**GIVEN INSTRUCTION:**
Leave out the pictures and copy everything else below exactly.
════════════════════
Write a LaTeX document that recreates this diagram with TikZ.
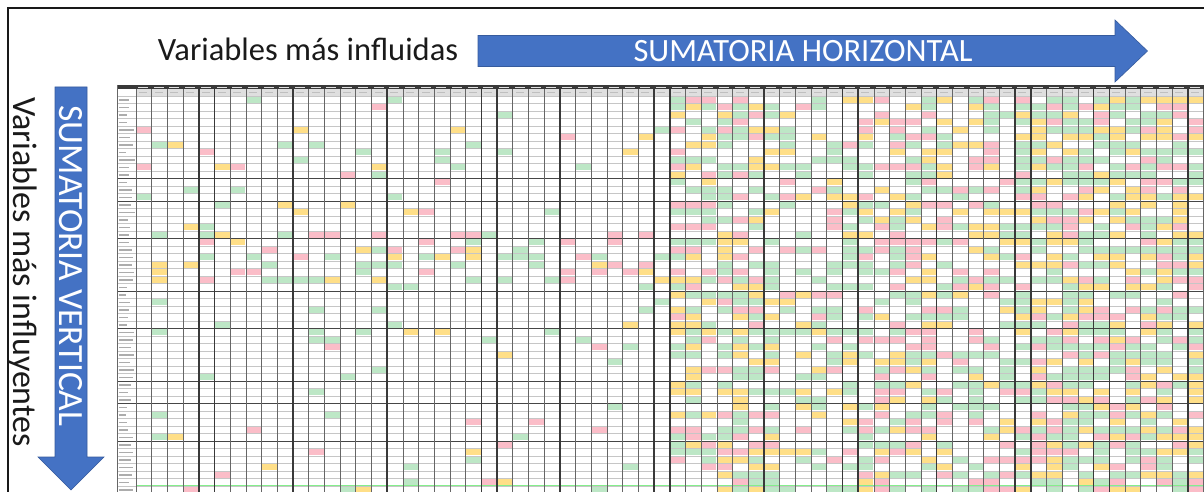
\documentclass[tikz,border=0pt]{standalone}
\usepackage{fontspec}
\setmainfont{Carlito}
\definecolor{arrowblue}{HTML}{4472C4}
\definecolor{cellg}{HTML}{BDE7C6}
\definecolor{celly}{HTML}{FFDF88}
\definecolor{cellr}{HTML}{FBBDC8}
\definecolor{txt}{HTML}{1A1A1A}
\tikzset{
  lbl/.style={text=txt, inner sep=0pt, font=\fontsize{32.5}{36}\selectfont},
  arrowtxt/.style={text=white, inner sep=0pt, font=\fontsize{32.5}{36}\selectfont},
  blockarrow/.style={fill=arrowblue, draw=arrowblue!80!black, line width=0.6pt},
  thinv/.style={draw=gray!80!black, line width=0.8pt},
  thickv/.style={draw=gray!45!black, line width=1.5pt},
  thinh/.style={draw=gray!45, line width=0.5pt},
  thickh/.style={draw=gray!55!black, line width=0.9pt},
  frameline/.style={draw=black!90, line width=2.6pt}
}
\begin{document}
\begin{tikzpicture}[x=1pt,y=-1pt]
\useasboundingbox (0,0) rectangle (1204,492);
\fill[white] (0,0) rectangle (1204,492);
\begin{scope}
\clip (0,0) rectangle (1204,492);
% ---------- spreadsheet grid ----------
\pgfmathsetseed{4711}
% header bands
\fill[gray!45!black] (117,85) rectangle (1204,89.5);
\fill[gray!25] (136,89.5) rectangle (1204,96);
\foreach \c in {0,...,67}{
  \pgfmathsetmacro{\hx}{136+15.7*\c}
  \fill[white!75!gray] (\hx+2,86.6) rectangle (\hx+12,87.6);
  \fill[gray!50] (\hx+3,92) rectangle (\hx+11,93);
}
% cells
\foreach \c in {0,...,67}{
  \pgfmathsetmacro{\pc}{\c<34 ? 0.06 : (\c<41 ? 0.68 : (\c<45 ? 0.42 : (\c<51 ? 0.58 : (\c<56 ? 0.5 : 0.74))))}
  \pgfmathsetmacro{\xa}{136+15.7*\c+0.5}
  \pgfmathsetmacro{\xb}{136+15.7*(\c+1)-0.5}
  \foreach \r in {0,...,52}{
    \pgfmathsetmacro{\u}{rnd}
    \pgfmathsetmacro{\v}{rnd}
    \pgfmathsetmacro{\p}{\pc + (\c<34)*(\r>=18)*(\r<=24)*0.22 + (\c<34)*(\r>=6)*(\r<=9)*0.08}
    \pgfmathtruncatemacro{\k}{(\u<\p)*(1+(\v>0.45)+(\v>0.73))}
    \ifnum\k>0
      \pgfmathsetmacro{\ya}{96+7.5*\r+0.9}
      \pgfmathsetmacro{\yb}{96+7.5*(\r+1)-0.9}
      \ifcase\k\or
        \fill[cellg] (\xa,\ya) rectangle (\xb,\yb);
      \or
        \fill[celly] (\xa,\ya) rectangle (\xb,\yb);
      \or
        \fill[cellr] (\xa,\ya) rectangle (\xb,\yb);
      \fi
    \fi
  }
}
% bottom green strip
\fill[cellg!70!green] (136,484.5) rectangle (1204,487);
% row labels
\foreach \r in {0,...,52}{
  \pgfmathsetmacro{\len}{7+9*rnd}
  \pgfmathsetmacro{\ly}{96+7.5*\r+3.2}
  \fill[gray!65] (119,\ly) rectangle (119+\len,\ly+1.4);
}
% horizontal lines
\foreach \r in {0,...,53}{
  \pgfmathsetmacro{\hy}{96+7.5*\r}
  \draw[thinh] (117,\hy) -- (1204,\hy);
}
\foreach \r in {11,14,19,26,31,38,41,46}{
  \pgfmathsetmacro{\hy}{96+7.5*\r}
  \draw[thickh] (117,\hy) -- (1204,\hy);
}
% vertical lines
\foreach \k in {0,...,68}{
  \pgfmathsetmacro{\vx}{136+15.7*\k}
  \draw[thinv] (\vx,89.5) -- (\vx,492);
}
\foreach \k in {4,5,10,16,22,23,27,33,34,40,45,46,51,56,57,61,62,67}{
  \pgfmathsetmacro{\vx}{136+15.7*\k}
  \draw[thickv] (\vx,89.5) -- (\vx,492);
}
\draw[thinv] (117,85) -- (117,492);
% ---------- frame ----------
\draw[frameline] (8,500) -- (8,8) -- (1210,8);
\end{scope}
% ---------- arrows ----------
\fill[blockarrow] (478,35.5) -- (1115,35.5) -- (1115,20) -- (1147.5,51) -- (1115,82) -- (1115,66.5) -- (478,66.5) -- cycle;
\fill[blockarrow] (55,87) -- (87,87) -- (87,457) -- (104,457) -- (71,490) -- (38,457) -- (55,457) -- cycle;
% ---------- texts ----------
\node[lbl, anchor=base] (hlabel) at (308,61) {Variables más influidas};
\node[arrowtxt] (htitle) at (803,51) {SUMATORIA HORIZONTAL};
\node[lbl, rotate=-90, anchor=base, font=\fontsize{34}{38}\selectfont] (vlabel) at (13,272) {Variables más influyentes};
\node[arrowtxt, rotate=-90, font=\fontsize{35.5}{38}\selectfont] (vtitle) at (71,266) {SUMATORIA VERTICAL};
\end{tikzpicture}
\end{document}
════════════════════
**EXERCISE RESULT:**
Write a LaTeX document that recreates this diagram with TikZ.
\documentclass[tikz,border=0pt]{standalone}
\usepackage{fontspec}
\setmainfont{Carlito}
\definecolor{arrowblue}{HTML}{4472C4}
\definecolor{cellg}{HTML}{BDE7C6}
\definecolor{celly}{HTML}{FFDF88}
\definecolor{cellr}{HTML}{FBBDC8}
\definecolor{txt}{HTML}{1A1A1A}
\tikzset{
  lbl/.style={text=txt, inner sep=0pt, font=\fontsize{32.5}{36}\selectfont},
  arrowtxt/.style={text=white, inner sep=0pt, font=\fontsize{32.5}{36}\selectfont},
  blockarrow/.style={fill=arrowblue, draw=arrowblue!80!black, line width=0.6pt},
  thinv/.style={draw=gray!80!black, line width=0.8pt},
  thickv/.style={draw=gray!45!black, line width=1.5pt},
  thinh/.style={draw=gray!45, line width=0.5pt},
  thickh/.style={draw=gray!55!black, line width=0.9pt},
  frameline/.style={draw=black!90, line width=2.6pt}
}
\begin{document}
\begin{tikzpicture}[x=1pt,y=-1pt]
\useasboundingbox (0,0) rectangle (1204,492);
\fill[white] (0,0) rectangle (1204,492);
\begin{scope}
\clip (0,0) rectangle (1204,492);
% ---------- spreadsheet grid ----------
\pgfmathsetseed{4711}
% header bands
\fill[gray!45!black] (117,85) rectangle (1204,89.5);
\fill[gray!25] (136,89.5) rectangle (1204,96);
\foreach \c in {0,...,67}{
  \pgfmathsetmacro{\hx}{136+15.7*\c}
  \fill[white!75!gray] (\hx+2,86.6) rectangle (\hx+12,87.6);
  \fill[gray!50] (\hx+3,92) rectangle (\hx+11,93);
}
% cells
\foreach \c in {0,...,67}{
  \pgfmathsetmacro{\pc}{\c<34 ? 0.06 : (\c<41 ? 0.68 : (\c<45 ? 0.42 : (\c<51 ? 0.58 : (\c<56 ? 0.5 : 0.74))))}
  \pgfmathsetmacro{\xa}{136+15.7*\c+0.5}
  \pgfmathsetmacro{\xb}{136+15.7*(\c+1)-0.5}
  \foreach \r in {0,...,52}{
    \pgfmathsetmacro{\u}{rnd}
    \pgfmathsetmacro{\v}{rnd}
    \pgfmathsetmacro{\p}{\pc + (\c<34)*(\r>=18)*(\r<=24)*0.22 + (\c<34)*(\r>=6)*(\r<=9)*0.08}
    \pgfmathtruncatemacro{\k}{(\u<\p)*(1+(\v>0.45)+(\v>0.73))}
    \ifnum\k>0
      \pgfmathsetmacro{\ya}{96+7.5*\r+0.9}
      \pgfmathsetmacro{\yb}{96+7.5*(\r+1)-0.9}
      \ifcase\k\or
        \fill[cellg] (\xa,\ya) rectangle (\xb,\yb);
      \or
        \fill[celly] (\xa,\ya) rectangle (\xb,\yb);
      \or
        \fill[cellr] (\xa,\ya) rectangle (\xb,\yb);
      \fi
    \fi
  }
}
% bottom green strip
\fill[cellg!70!green] (136,484.5) rectangle (1204,487);
% row labels
\foreach \r in {0,...,52}{
  \pgfmathsetmacro{\len}{7+9*rnd}
  \pgfmathsetmacro{\ly}{96+7.5*\r+3.2}
  \fill[gray!65] (119,\ly) rectangle (119+\len,\ly+1.4);
}
% horizontal lines
\foreach \r in {0,...,53}{
  \pgfmathsetmacro{\hy}{96+7.5*\r}
  \draw[thinh] (117,\hy) -- (1204,\hy);
}
\foreach \r in {11,14,19,26,31,38,41,46}{
  \pgfmathsetmacro{\hy}{96+7.5*\r}
  \draw[thickh] (117,\hy) -- (1204,\hy);
}
% vertical lines
\foreach \k in {0,...,68}{
  \pgfmathsetmacro{\vx}{136+15.7*\k}
  \draw[thinv] (\vx,89.5) -- (\vx,492);
}
\foreach \k in {4,5,10,16,22,23,27,33,34,40,45,46,51,56,57,61,62,67}{
  \pgfmathsetmacro{\vx}{136+15.7*\k}
  \draw[thickv] (\vx,89.5) -- (\vx,492);
}
\draw[thinv] (117,85) -- (117,492);
% ---------- frame ----------
\draw[frameline] (8,500) -- (8,8) -- (1210,8);
\end{scope}
% ---------- arrows ----------
\fill[blockarrow] (478,35.5) -- (1115,35.5) -- (1115,20) -- (1147.5,51) -- (1115,82) -- (1115,66.5) -- (478,66.5) -- cycle;
\fill[blockarrow] (55,87) -- (87,87) -- (87,457) -- (104,457) -- (71,490) -- (38,457) -- (55,457) -- cycle;
% ---------- texts ----------
\node[lbl, anchor=base] (hlabel) at (308,61) {Variables más influidas};
\node[arrowtxt] (htitle) at (803,51) {SUMATORIA HORIZONTAL};
\node[lbl, rotate=-90, anchor=base, font=\fontsize{34}{38}\selectfont] (vlabel) at (13,272) {Variables más influyentes};
\node[arrowtxt, rotate=-90, font=\fontsize{35.5}{38}\selectfont] (vtitle) at (71,266) {SUMATORIA VERTICAL};
\end{tikzpicture}
\end{document}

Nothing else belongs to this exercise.